Gwyneth Paltrow’s goop Series Has Been Accused Of “Misinformation” By NHS Chief

Energy exorcisms and psychedelic drugs are just some of the unusual alternative therapies explored in Gwyneth Paltrow’s The goop Lab. Opinions have been split over the new Netflix series, but now the NHS England Chief has deemed The goop Lab “irresponsible,” believing it to pose a "considerable health risk" to the public.

The six-part program takes place at The goop Lab, the headquarter's for Paltrow's famous wellness brand, goop. In the show, Paltrow and her editorial team, with the help of doctors, researchers, and alternative health practitioners, try various treatments and explore topics including anxiety, sexual expression, and trauma.

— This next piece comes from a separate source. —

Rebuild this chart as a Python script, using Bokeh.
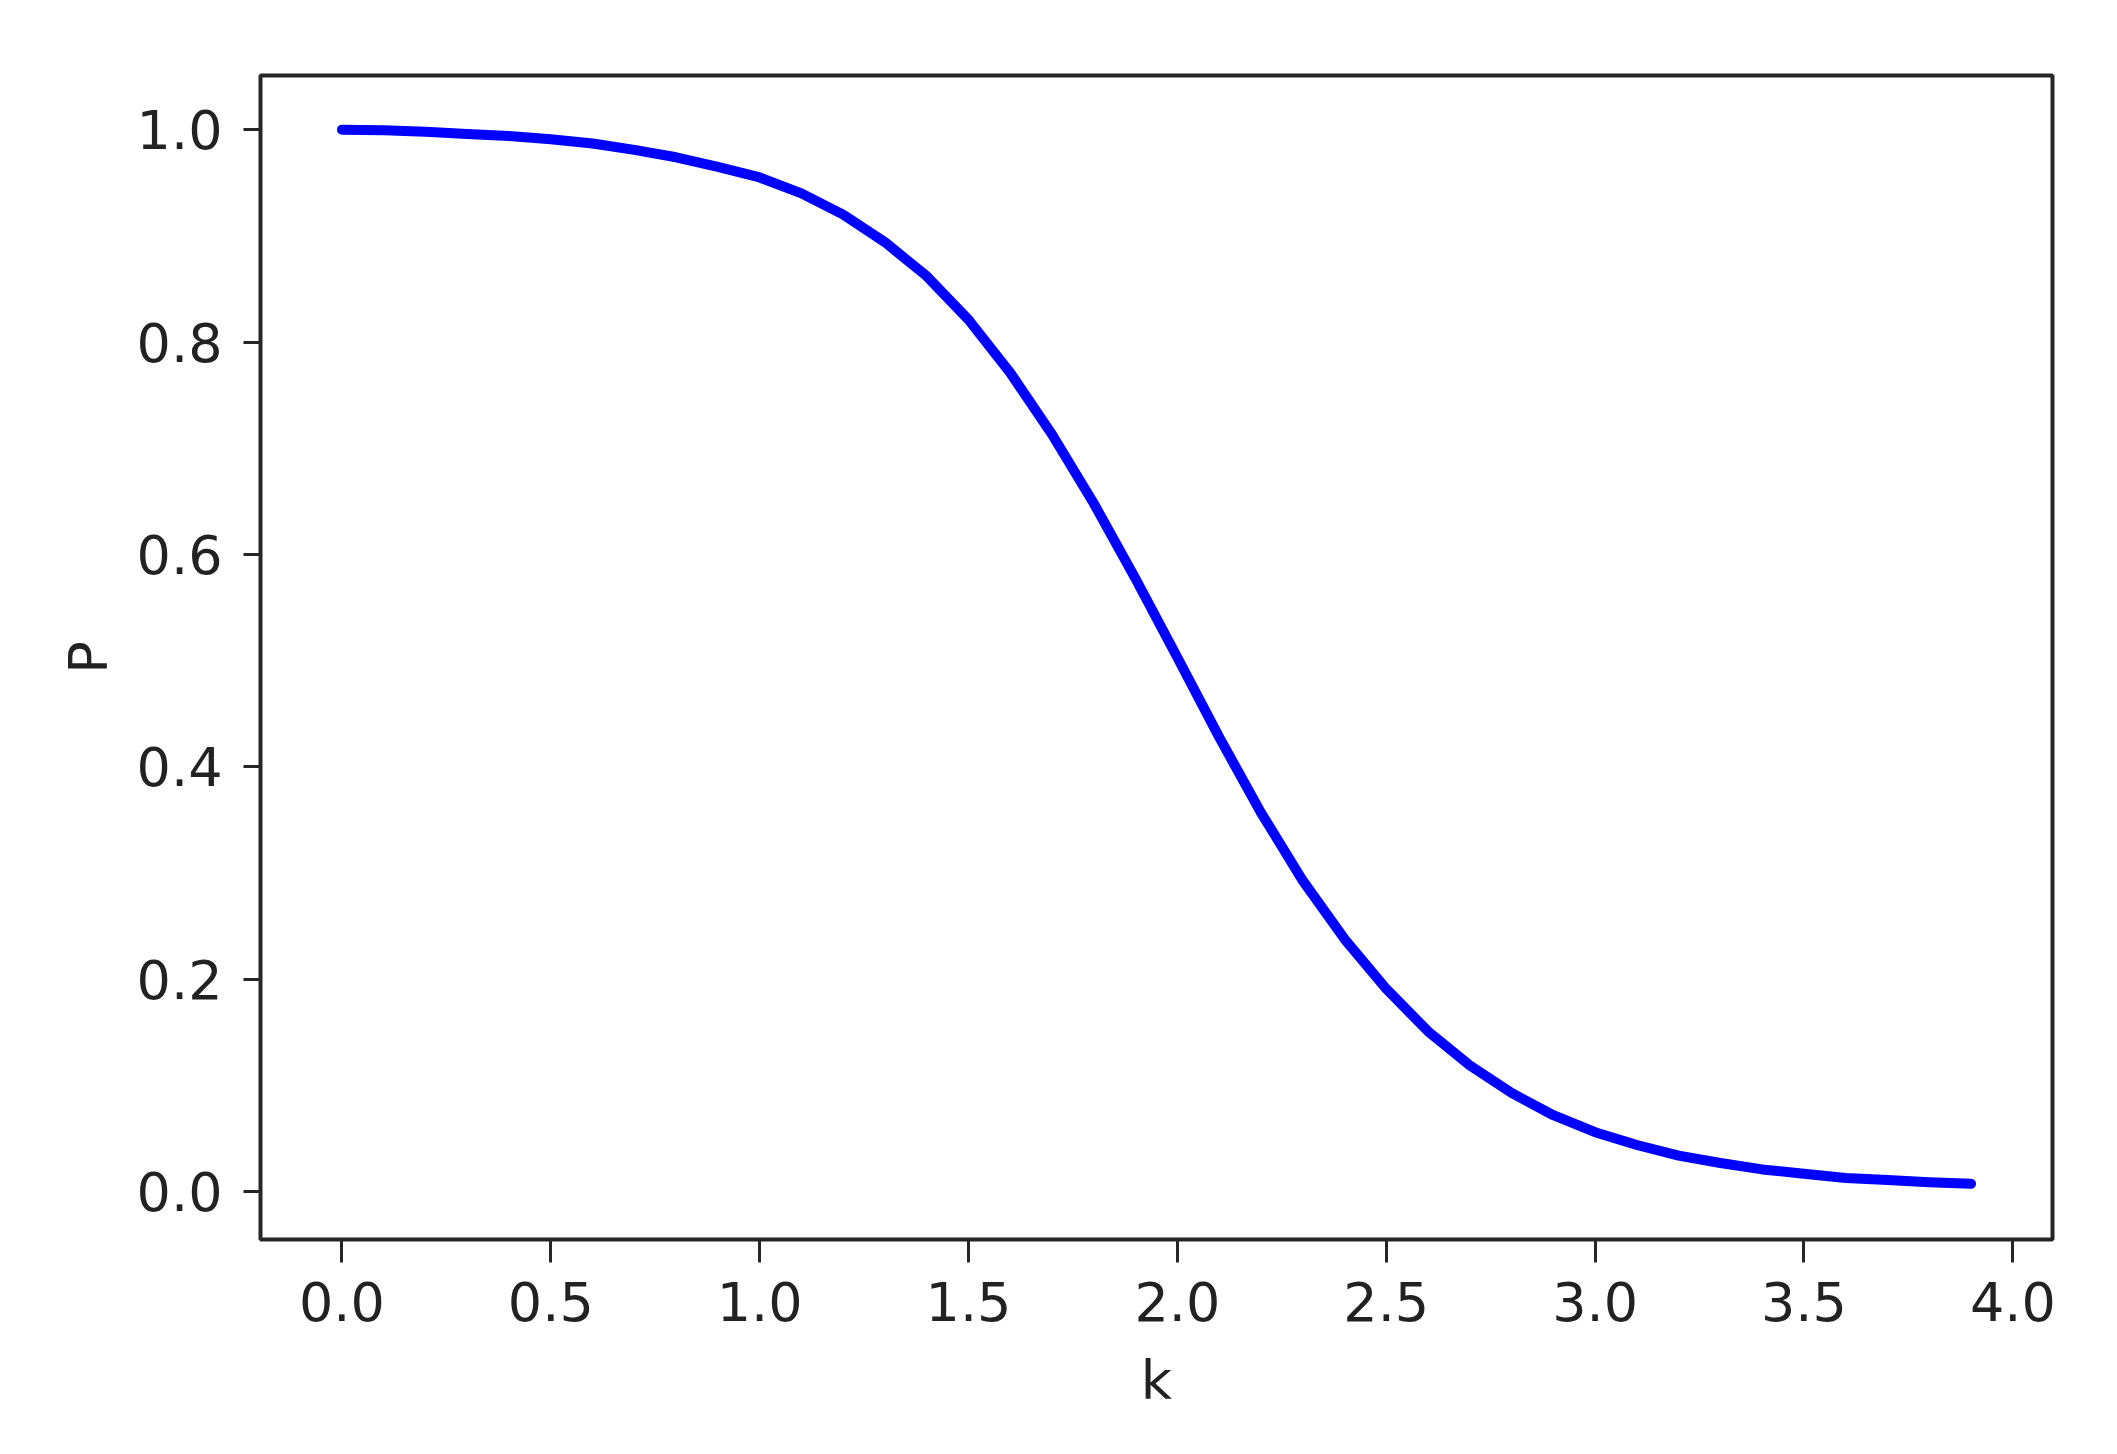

While Netflix says the series is "designed to entertain, not provide medical advice,” per the BBC, NHS England Chief Simon Stevens has accused the show of "misinformation."

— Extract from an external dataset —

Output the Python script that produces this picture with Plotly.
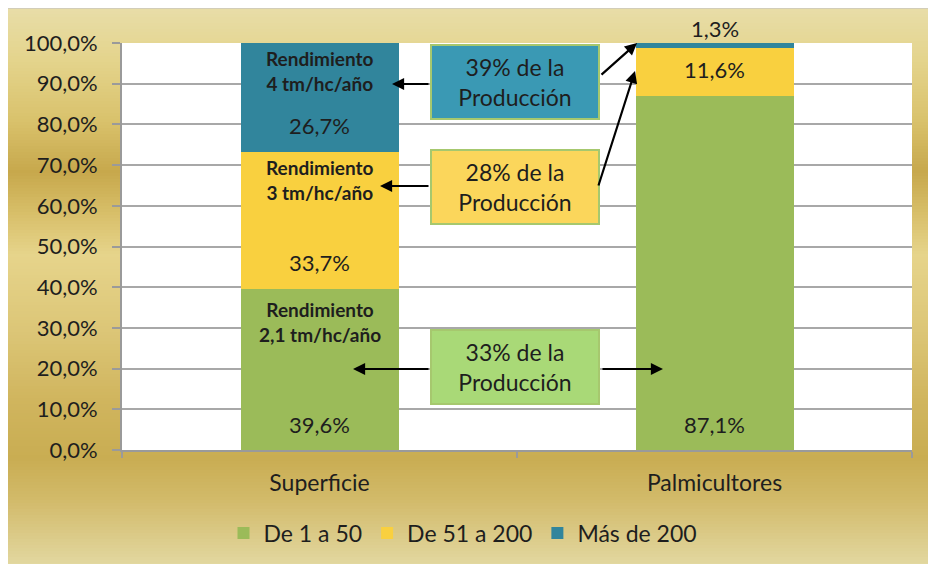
import plotly.graph_objects as go

# data
categories = ["Superficie", "Palmicultores"]
series_names = ["De 1 a 50", "De 51 a 200", "Más de 200"]
de_1_a_50 = [39.6, 87.1]
de_51_a_200 = [33.7, 11.6]
mas_de_200 = [26.7, 1.3]
y_ticks = [0, 10, 20, 30, 40, 50, 60, 70, 80, 90, 100]

rendimiento_labels = ["Rendimiento<br>2,1 tm/hc/año", "Rendimiento<br>3 tm/hc/año", "Rendimiento<br>4 tm/hc/año"]
produccion_labels = ["33% de la<br>Producción", "28% de la<br>Producción", "39% de la<br>Producción"]

series_values = [de_1_a_50, de_51_a_200, mas_de_200]
series_colors = ["#9BBB59", "#F9D03F", "#31859C"]
box_colors = ["#A9D977", "#FBD65B", "#3A99B4"]

FONT = "Lato"
TXT = "#1e1e1e"
W, H = 944, 564
L, R, T, B = 114, 40, 35, 122
OFF = 8  # page body margin


def dx(sx):
    # screen px -> x domain
    return (sx - OFF - L) / (W - L - R)


def dy(sy):
    # screen px -> y domain
    return (H - B - (sy - OFF)) / (H - T - B)


def fmt(v):
    return f"{v:.1f}".replace(".", ",") + "%"


fig = go.Figure()
for name, vals, color in zip(series_names, series_values, series_colors):
    fig.add_trace(go.Bar(
        x=categories, y=vals, name=name, width=0.4,
        marker=dict(color=color, line=dict(width=0)),
        hoverinfo="skip"
    ))

# gold gradient background (vertical bands, screen px)
stops = [(8, (232, 221, 168)), (60, (228, 212, 140)), (120, (217, 194, 108)),
         (172, (199, 168, 76)), (212, (215, 190, 104)), (255, (230, 212, 139)),
         (330, (220, 198, 119)), (400, (208, 181, 94)), (458, (201, 173, 82)),
         (500, (210, 186, 106)), (572, (228, 219, 166))]


def grad(py):
    for (y0, c0), (y1, c1) in zip(stops[:-1], stops[1:]):
        if y0 <= py <= y1:
            t = (py - y0) / (y1 - y0)
            return "rgb(%d,%d,%d)" % tuple(round(a + (b - a) * t) for a, b in zip(c0, c1))
    return "rgb(%d,%d,%d)" % stops[-1][1]


shapes = []
step = 3
for py in range(8, 572, step):
    shapes.append(dict(type="rect", xref="paper", yref="paper", layer="below",
                       x0=dx(OFF), x1=dx(OFF + W), y0=dy(py), y1=dy(min(py + step + 0.5, OFF + H)),
                       fillcolor=grad(py + step / 2), line=dict(width=0)))
shapes.append(dict(type="line", xref="paper", yref="paper", layer="below",
                   x0=dx(OFF), x1=dx(OFF + W), y0=dy(8.5), y1=dy(8.5),
                   line=dict(color="#D2CDB8", width=1.2)))
shapes.append(dict(type="rect", xref="paper", yref="paper", layer="below",
                   x0=0, x1=1, y0=0, y1=1, fillcolor="white", line=dict(width=0)))

annotations = []
# value labels
for j, cat in enumerate(categories):
    base = 0
    for vals in series_values:
        v = vals[j]
        if v < 3:
            annotations.append(dict(x=cat, y=100, xref="x", yref="y", text=fmt(v),
                                    showarrow=False, yanchor="bottom", yshift=-1,
                                    font=dict(size=22, color=TXT, family=FONT)))
        else:
            annotations.append(dict(x=cat, y=round(base, 6), xref="x", yref="y", text=fmt(v),
                                    showarrow=False, yanchor="middle", yshift=26,
                                    font=dict(size=22, color=TXT, family=FONT)))
        base += v

# rendimiento labels on the Superficie bar
top = 0
for vals, lab, sh in zip(series_values, rendimiento_labels, [-33, -28, -28]):
    top = round(top + vals[0], 6)
    annotations.append(dict(x=categories[0], y=top, xref="x", yref="y",
                            text="<b>" + lab + "</b>", showarrow=False,
                            yanchor="middle", yshift=sh,
                            font=dict(size=19, color=TXT, family=FONT)))

# production boxes (screen px centres)
box_centres = [(515, 367), (515, 186.5), (515, 82)]
for lab, col, (cx, cy) in zip(produccion_labels, box_colors, box_centres):
    annotations.append(dict(x=dx(cx), y=dy(cy), xref="x domain", yref="y domain",
                            xanchor="center", yanchor="middle",
                            text=lab, showarrow=False, bgcolor=col,
                            bordercolor="#A6C86E", borderwidth=2, borderpad=0,
                            width=166, height=72,
                            font=dict(size=23, color=TXT, family=FONT)))

# arrows (tail -> head, screen px)
arrows = [((430, 84), (392, 84)), ((430, 186), (380, 186)),
          ((600, 76), (637, 43)), ((598, 187), (635, 71)),
          ((430, 369), (353, 369)), ((601, 369), (663, 369))]
for (tx, ty), (hx, hy) in arrows:
    annotations.append(dict(x=dx(hx), y=dy(hy), ax=dx(tx), ay=dy(ty),
                            xref="x domain", yref="y domain",
                            axref="x domain", ayref="y domain",
                            text="", showarrow=True, arrowhead=2, arrowsize=1.1,
                            arrowwidth=2.2, arrowcolor="black", standoff=0))

fig.update_layout(
    barmode="stack",
    width=W, height=H,
    margin=dict(l=L, r=R, t=T, b=B, autoexpand=False),
    paper_bgcolor="#E0CF8C",
    plot_bgcolor="white",
    font=dict(family=FONT, color=TXT, size=22),
    shapes=shapes,
    annotations=annotations,
    showlegend=True,
    legend=dict(orientation="h", x=dx(463), xanchor="center", y=dy(533), yanchor="middle",
                font=dict(size=23, color=TXT, family=FONT), bgcolor="rgba(0,0,0,0)",
                traceorder="normal"),
    xaxis=dict(showgrid=False, showline=True, linecolor="#9A9A9A", linewidth=2,
               ticks="outside", tickson="boundaries", ticklen=6, tickcolor="#9A9A9A",
               tickwidth=2, ticklabelstandoff=11, tickfont=dict(size=23, color=TXT),
               range=[-0.5, 1.5], automargin=False),
    yaxis=dict(range=[0, 100], tickvals=y_ticks, ticktext=[fmt(v) for v in y_ticks],
               showgrid=True, gridcolor="#A8A8A8", gridwidth=1.8, zeroline=False,
               showline=True, linecolor="#9A9A9A", linewidth=2,
               ticks="outside", ticklen=8, tickcolor="#9A9A9A", tickwidth=2,
               ticklabelstandoff=10, tickfont=dict(size=22, color=TXT), automargin=False),
)

fig.write_html("out.html",
               post_script="document.body.style.margin='8px 0 0 8px';"
                           "document.body.style.width='" + str(W) + "px';")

"[G]oop has just popped up with a new TV series, in which Gwyneth Paltrow and her team test vampire facials and back a body worker, who claims to cure both acute psychological trauma and side-effects by simply moving his hands two inches above a customer's body," Stevens said. "Her brand peddles psychic vampire repellent, says chemical sunscreen is a bad idea, and promotes colonic irrigation and DIY coffee enema machines, despite them carrying considerable risks to health."

It's not the first time goop have come under fire from medical professionals. Famously, in 2018, goop agreed to pay $145,000 (rouhgly £112,000) for making "unscientific claims" about the "vaginal eggs" it was selling, reports BBC News. The wellness brand had suggested the eggs, which are inserted vaginally, "could balance hormones and regulate menstrual cycles," BBC News writes.

Paltrow's brand has been considered controversial ever since it began as newsletter in 2008. Now a lifestyle company reportedly worth over $250 million, goop has promoted vagina candles, vampire repellent sprays, and other quirky products and treatments often considered as Hollywood trends reserved those with a large expendable income.

Stevens is concerned about goop's potentially harmful influence. "While the term 'fake news' makes most people think about politics, people's natural concern for their health, and particularly about that of their loved ones, makes this particularly fertile ground for quacks, charlatans and cranks," he said.

Despite the very public criticism, goop have defended the science behind program. In a statement sent to Bustle via email, a goop representative stated that over half of the experts interviewed for the show were "doctors and research scientists from leading medical institutions."

The rep continued: "We clearly state that some of the procedures we explore on The goop Lab are emerging practices and the show is not meant to be a substitute for medical advice. A third party was retained to carefully vet each expert and fact check the statements made in the show. This process was handled by our Emmy-winning production company." The statement continues, "We advise that viewers should always consult their doctor when it comes to their personal health, or before starting any new treatments."